La Europa de Los libros de Jacob es una suerte de lado B de la Europa de la Ilustración y el ritmo de los hechos que se narran (y que nunca se detiene en el millar de páginas que los contienen) desplaza permanentemente el foco, desde una remota aldea en Polonia a la parafernalia propia de una corte alemana, desde la habitación en penumbras donde agoniza una matriarca judía en un villorrio a la bóveda impresionante de la Catedral de Lwów.

Los lectores que antes deslizaron sus ojos por las páginas del mejunje de relatos que conforma Los errantes y por la novela Un lugar llamado Antaño, publicados ambos, al igual que Los libros..., por Anagrama, podrán palpar otra vez, y acá con mayor porosidad, la textura del proyecto escritural de Tokarczuk, siempre mediado por la traducción, desde luego. Esto último debió constituir todo un desafío para los traductores Agata Orzeszek y Ernesto Rubio, pues los personajes del libro se expresan en un vocabulario dieciochesco que no mereció ninguna nota al pie aclaratoria sobre eventuales determinaciones en la traslación.
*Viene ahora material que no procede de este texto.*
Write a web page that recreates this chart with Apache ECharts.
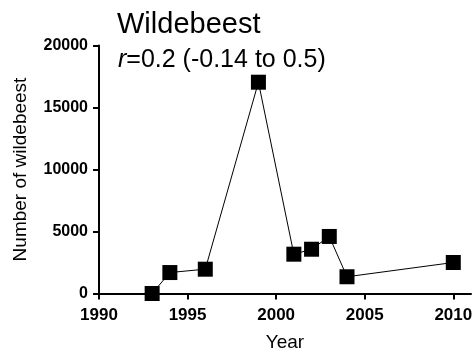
<!DOCTYPE html>
<html>
<head>
<meta charset="utf-8">
<script src="https://cdn.jsdelivr.net/npm/echarts@6/dist/echarts.min.js"></script>
<style>
  html, body { margin: 0; padding: 0; background: #fff; }
  #chart { width: 475px; height: 353px; }
</style>
</head>
<body>
<div id="chart"></div>
<script>
// Wildebeest counts by survey year
const years = [1993, 1994, 1996, 1999, 2001, 2002, 2003, 2004, 2010];
const counts = [0, 1690, 1960, 17040, 3170, 3570, 4600, 1350, 2500];
const yearTicks = [1990, 1995, 2000, 2005, 2010];
const countTicks = [0, 5000, 10000, 15000, 20000];

const FONT = '"Liberation Sans", Arial, Helvetica, sans-serif';
const plain = v => String(v);

const chart = echarts.init(document.getElementById('chart'), null, { renderer: 'canvas' });

chart.setOption({
  animation: false,
  backgroundColor: '#ffffff',
  title: [
    {
      text: 'Wildebeest',
      left: 112,
      top: 5,
      textStyle: { fontFamily: FONT, fontSize: 29, fontWeight: 'normal', color: '#000' }
    },
    {
      text: '{i|r}{n|=0.2 (-0.14 to 0.5)}',
      left: 113,
      top: 43,
      textStyle: {
        fontWeight: 'normal',
        rich: {
          i: { fontFamily: FONT, fontSize: 25, fontStyle: 'italic', fontWeight: 'normal', color: '#000' },
          n: { fontFamily: FONT, fontSize: 25, fontWeight: 'normal', color: '#000' }
        }
      }
    }
  ],
  grid: { left: 99, right: 4, top: 45.5, bottom: 59.5, containLabel: false, outerBoundsMode: 'none' },
  xAxis: {
    type: 'value',
    min: 1990,
    max: 2011,
    interval: 5,
    name: 'Year',
    nameLocation: 'middle',
    nameGap: 40,
    nameTextStyle: { fontFamily: FONT, fontSize: 19, color: '#000' },
    splitLine: { show: false },
    axisLine: { show: true, onZero: false, lineStyle: { color: '#000', width: 2 } },
    axisTick: { show: true, length: 6, lineStyle: { color: '#000', width: 2 }, customValues: yearTicks },
    axisLabel: {
      customValues: yearTicks,
      formatter: plain,
      margin: 13,
      fontFamily: FONT, fontSize: 17, fontWeight: 'bold', color: '#000'
    }
  },
  yAxis: {
    type: 'value',
    min: 0,
    max: 20000,
    interval: 5000,
    name: 'Number of wildebeest',
    nameLocation: 'middle',
    nameGap: 69,
    nameTextStyle: { fontFamily: FONT, fontSize: 19, color: '#000' },
    splitLine: { show: false },
    axisLine: { show: true, lineStyle: { color: '#000', width: 2 } },
    axisTick: { show: true, length: 6, lineStyle: { color: '#000', width: 2 }, customValues: countTicks },
    axisLabel: {
      customValues: countTicks,
      formatter: plain,
      margin: 11,
      fontFamily: FONT, fontSize: 16, fontWeight: 'bold', color: '#000'
    }
  },
  series: [
    {
      type: 'line',
      data: years.map((y, i) => [y, counts[i]]),
      symbol: 'rect',
      symbolSize: 15,
      clip: false,
      lineStyle: { color: '#000', width: 1 },
      itemStyle: { color: '#000' },
      z: 5
    }
  ]
});
</script>
</body>
</html>
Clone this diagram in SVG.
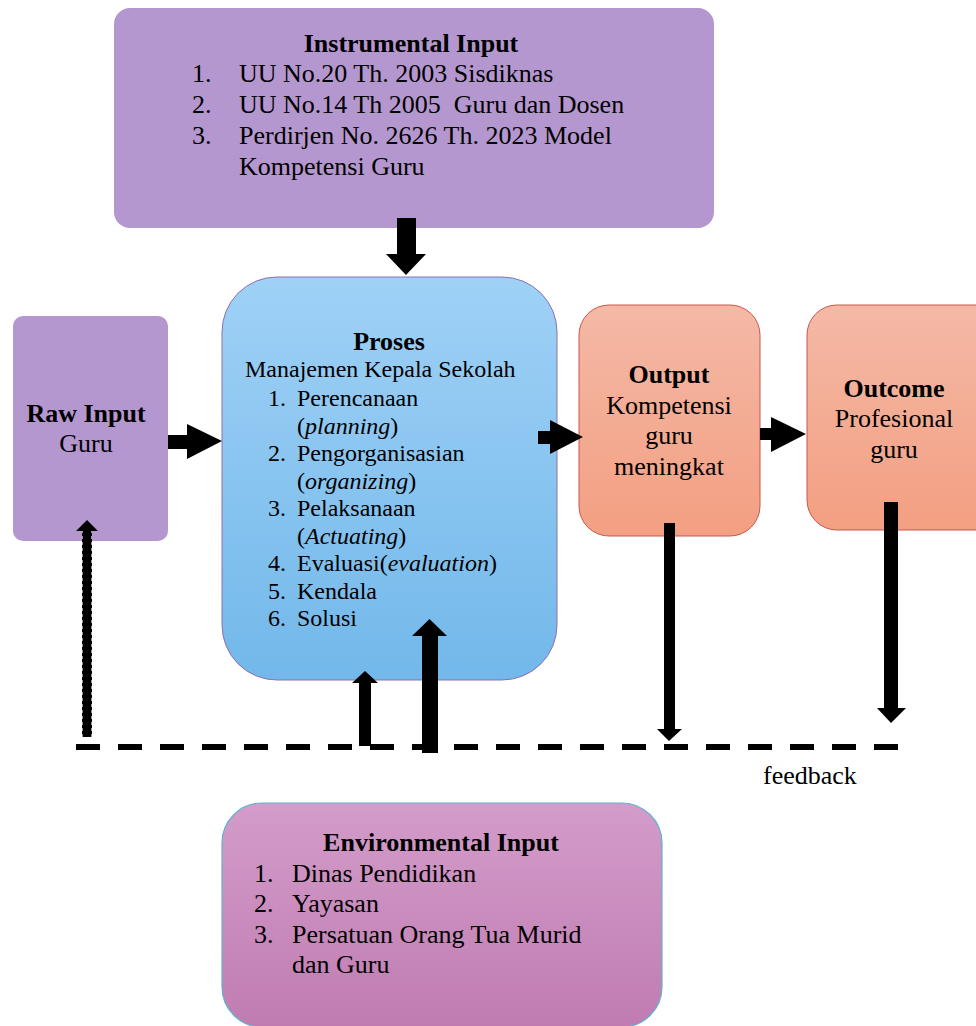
<svg xmlns="http://www.w3.org/2000/svg" width="976" height="1026" viewBox="0 0 976 1026">
<defs>
<linearGradient id="gBlue" x1="0" y1="0" x2="0" y2="1"><stop offset="0" stop-color="#9fd1f6"/><stop offset="1" stop-color="#72b8ea"/></linearGradient>
<linearGradient id="gOrange" x1="0" y1="0" x2="0" y2="1"><stop offset="0" stop-color="#f4b9a6"/><stop offset="1" stop-color="#f39f82"/></linearGradient>
<linearGradient id="gPink" x1="0" y1="0" x2="0" y2="1"><stop offset="0" stop-color="#d39cca"/><stop offset="1" stop-color="#c07cb1"/></linearGradient>
<style>
text{font-family:"Liberation Serif","Times New Roman",serif;fill:#000;}
.t{font-size:26px;}
.p{font-size:24px;}
.b{font-weight:bold;}
.m{text-anchor:middle;}
.arr{fill:#000;}
</style>
</defs>
<rect width="976" height="1026" fill="#fff"/>

<g id="instrumental-input">
<rect x="114" y="8" width="600" height="220" rx="16" fill="#b597cf"/>
<text class="t b m" x="411" y="52">Instrumental Input</text>
<text class="t" x="192" y="82">1.</text><text class="t" x="239" y="82">UU No.20 Th. 2003 Sisdiknas</text>
<text class="t" x="192" y="113">2.</text><text class="t" x="239" y="113" xml:space="preserve">UU No.14 Th 2005  Guru dan Dosen</text>
<text class="t" x="192" y="144">3.</text><text class="t" x="239" y="144">Perdirjen No. 2626 Th. 2023 Model</text>
<text class="t" x="239" y="175">Kompetensi Guru</text>
</g>

<g id="raw-input">
<rect x="13" y="316" width="155" height="225" rx="10" fill="#b597cf"/>
<text class="t b m" x="86" y="422">Raw Input</text>
<text class="t m" x="86" y="452">Guru</text>
</g>

<g id="proses">
<rect x="222" y="277" width="335" height="403" rx="55" fill="url(#gBlue)" stroke="#8e6fb0" stroke-width="1"/>
<text class="t b m" x="389" y="350">Proses</text>
<text class="p" x="245" y="377">Manajemen Kepala Sekolah</text>
<text class="p" x="268" y="406">1.</text><text class="p" x="297" y="406">Perencanaan</text>
<text class="p" x="297" y="433.5">(<tspan font-style="italic">planning</tspan>)</text>
<text class="p" x="268" y="461">2.</text><text class="p" x="297" y="461">Pengorganisasian</text>
<text class="p" x="297" y="488.5">(<tspan font-style="italic">organizing</tspan>)</text>
<text class="p" x="268" y="516">3.</text><text class="p" x="297" y="516">Pelaksanaan</text>
<text class="p" x="297" y="543.5">(<tspan font-style="italic">Actuating</tspan>)</text>
<text class="p" x="268" y="571">4.</text><text class="p" x="297" y="571">Evaluasi(<tspan font-style="italic">evaluation</tspan>)</text>
<text class="p" x="268" y="598.5">5.</text><text class="p" x="297" y="598.5">Kendala</text>
<text class="p" x="268" y="626">6.</text><text class="p" x="297" y="626">Solusi</text>
</g>

<g id="output">
<rect x="579" y="305" width="181" height="231" rx="30" fill="url(#gOrange)" stroke="#c9564e" stroke-width="1"/>
<text class="t b m" x="669" y="383">Output</text>
<text class="t m" x="669" y="414">Kompetensi</text>
<text class="t m" x="669" y="444">guru</text>
<text class="t m" x="669" y="475">meningkat</text>
</g>

<g id="outcome">
<rect x="807" y="305" width="200" height="225" rx="30" fill="url(#gOrange)" stroke="#c9564e" stroke-width="1"/>
<text class="t b m" x="894" y="397">Outcome</text>
<text class="t m" x="894" y="427">Profesional</text>
<text class="t m" x="894" y="458">guru</text>
</g>

<g id="environmental-input">
<rect x="222" y="803" width="440" height="224" rx="40" fill="url(#gPink)" stroke="#5fb3d0" stroke-width="1.2"/>
<text class="t b m" x="441" y="851">Environmental Input</text>
<text class="t" x="254" y="882">1.</text><text class="t" x="292" y="882">Dinas Pendidikan</text>
<text class="t" x="254" y="912">2.</text><text class="t" x="292" y="912">Yayasan</text>
<text class="t" x="254" y="943">3.</text><text class="t" x="292" y="943">Persatuan Orang Tua Murid</text>
<text class="t" x="292" y="973">dan Guru</text>
</g>

<g id="connectors">
<polygon class="arr" points="397,218 416,218 416,254 426,254 406,275 386,254 397,254"/>
<polygon class="arr" points="168,435 187,435 187,424 222,441 187,459 187,449 168,449"/>
<polygon class="arr" points="538,431 550,431 550,420 583,437 550,454 550,444 538,444"/>
<polygon class="arr" points="760,428 771,428 771,417 806,434 771,452 771,440 760,440"/>
<polygon class="arr" points="664,523 675,523 675,729 682,729 669,741 657,729 664,729"/>
<polygon class="arr" points="884,502 898,502 898,708 906,708 891,723 877,708 884,708"/>
<polygon class="arr" points="82,737 92,737 92,531 98,531 87,520 76,531 82,531"/>
<line x1="82.5" y1="737" x2="82.5" y2="531" stroke="#fff" stroke-width="1" stroke-dasharray="3 3" opacity="0.6"/>
<line x1="91.5" y1="737" x2="91.5" y2="531" stroke="#fff" stroke-width="1" stroke-dasharray="3 3" opacity="0.6"/>
<polygon class="arr" points="359,746 371,746 371,683 378,683 365,671 352,683 359,683"/>
<polygon class="arr" points="422,753 438,753 438,636 447,636 429.5,619 412,636 422,636"/>
<line x1="76" y1="747" x2="898" y2="747" stroke="#000" stroke-width="6" stroke-dasharray="24 18"/>
<text class="t" x="763" y="784">feedback</text>
</g>
</svg>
Teniendo sobre la mesa todo el material para construir un relato moralizante, de tinte humanista (en el plan de Faulkner con Una fábula), donde el prójimo se alza triunfal sobre sus circunstancias, la escritora polaca elude el chicotazo de los grandes temas y no derrapa nunca hacia la abstracción filosófica. Es verdad que a la novela, especialmente cuando se cruza la mitad, pueden sobrarle algunas páginas, o que la inclusión de ciertos episodios parece gratuita, cuando no lisa y llanamente estirada.

Finalmente, me permito recomendar, antes de que se emprenda el viaje por la novela propiamente dicha, la lectura del posfacio “En torno a la constelación de Olga Tokarczuk”, que firma Abel Murcia, y que presenta una suerte de mapa en el que se ubica a este libro dentro de la obra total, así como las derivas editoriales de la autora en español.

Los libros de Jacob, de Olga Tokarczuk. 1072 páginas. Anagrama, 2023.